One of them was John Cassavetes. You may be familiar with his work as an actor in such films as "Rosemary's Baby" and "The Dirty Dozen." What is less well known is that he was also a writer-director. If this is news to you, don't feel too badly. Because Cassavetes chose to work entirely outside the Hollywood studio system, his films received only minimal distribution. Furthermore, his highly individual and idiosyncratic style virtually guaranteed that his films would be dismissed by both popular reviewers and highbrow critics. With all that going against him, it's hardly surprising that many people are entirely unaware of his work as a filmmaker. The really astonishing thing is that he managed to create not one, not two, but ten films in the face of all this neglect.

And now he has pulled off the most amazing coup of all: releasing a new film some eight years after his death. Actually, he had a little help from his son, Nick Cassavetes, who has directed a script written by his father but never, until now, produced. For fans of John Cassavetes, "She's So Lovely" is the last of the wine, a final opportunity for one of the movies' most brilliantly eccentric voices to speak to us from the screen.

Cassavetes's style as a filmmaker is maddeningly difficult to describe. He seemed to have been driven by a desire to get out of the actors' way, to give them world enough and time to create fully realized characters. He was willing to subordinate everything else to that end, including principles of plot development that date all the way back to Aristotle. Rather than viewing drama as "life with the dull parts cut out," as Alfred Hitchcock used to say, Cassavetes taught us that many of the "dull parts" are actually worth leaving in if you have the discipline to observe them closely and with the empathetic eye of an actor. His work is not for all tastes, to be sure, but if you're ready for a challenging viewing experience, look for these Cassavetes titles on video.

"Faces" (1968). John Marley and Lynn Carlin star as a middle-aged couple whose marriage is withering on the vine. We follow them separately through a dismal evening as each seeks solace by being unfaithful to the other. "Faces" is a rarity - a film made totally outside the Hollywood system that nevertheless broke through to achieve a degree of success both with the critics and with audiences. It is generally regarded as Cassavetes's first fully mature work.

"A Woman Under the Influence" (1974). Gena Rowlands (Cassavetes's wife) gives a virtuoso performance as a woman slowly coming unglued. Ground down by an unremarkable married life with which she is nevertheless unable to cope, she descends before our horrified eyes into the private hell of a nervous breakdown. Peter Falk co-stars as her husband, who can only watch helplessly as his wife seems to slip away from him.

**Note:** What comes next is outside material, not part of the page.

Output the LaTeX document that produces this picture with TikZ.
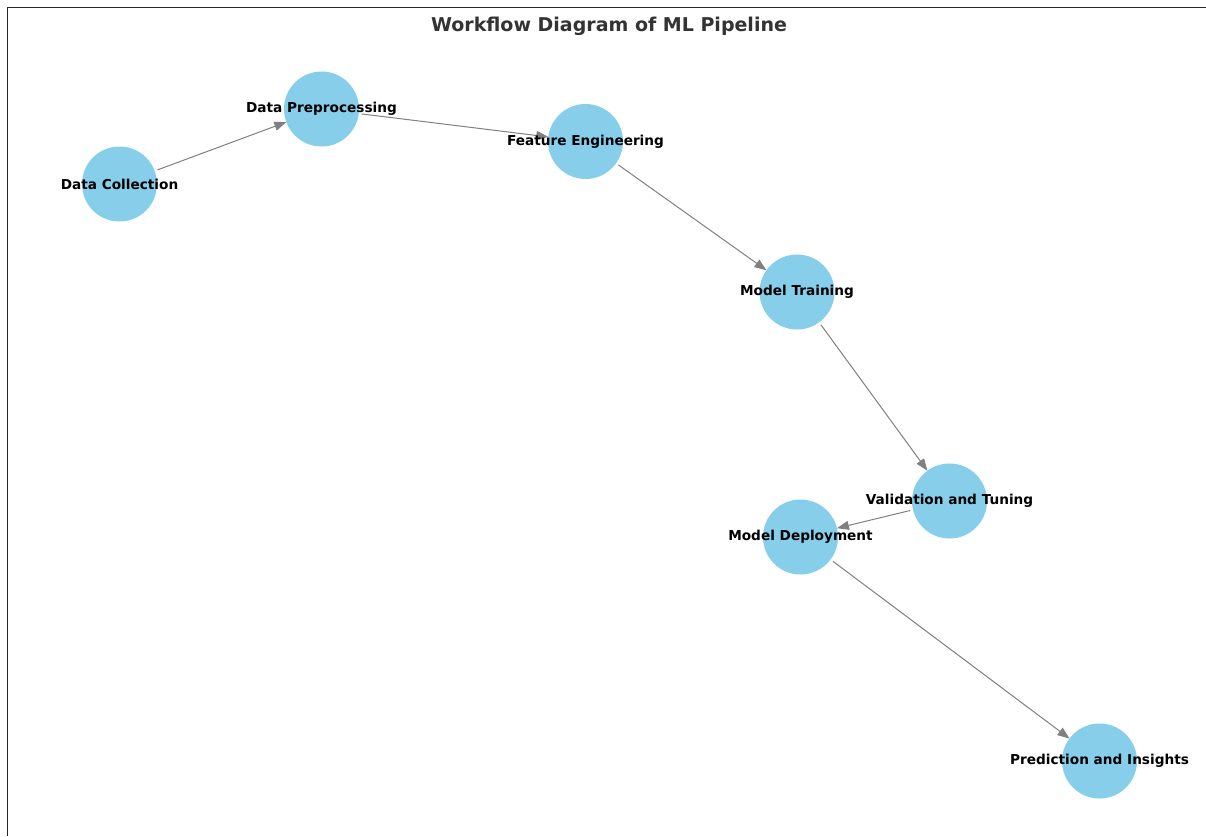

"The Killing of a Chinese Bookie" (1976). Here Cassavetes filters the moody, cynical film noir genre through his own eccentric sensibility, producing a demanding yet rewarding slice of the seamy side of life. Ben Gazzara, one of Cassavetes's favorite actors, takes center stage as a nightclub owner who is in so deep with the mob that the only way to buy his way out of their debt is to perform an unsavory service for them. They will forgive his debt if he murders a rival mob boss known only as "The Chinese Bookie."

Take them or leave them, for better or worse, Cassavetes's films were exactly what he wanted them to be. In fact,"She's So Lovely" represents the first time that a John Cassavetes script will have been realized by other hands. It will be fascinating to see how the directorial hand of the younger Cassavetes meshes with the auctorial hand of his uncompromising father.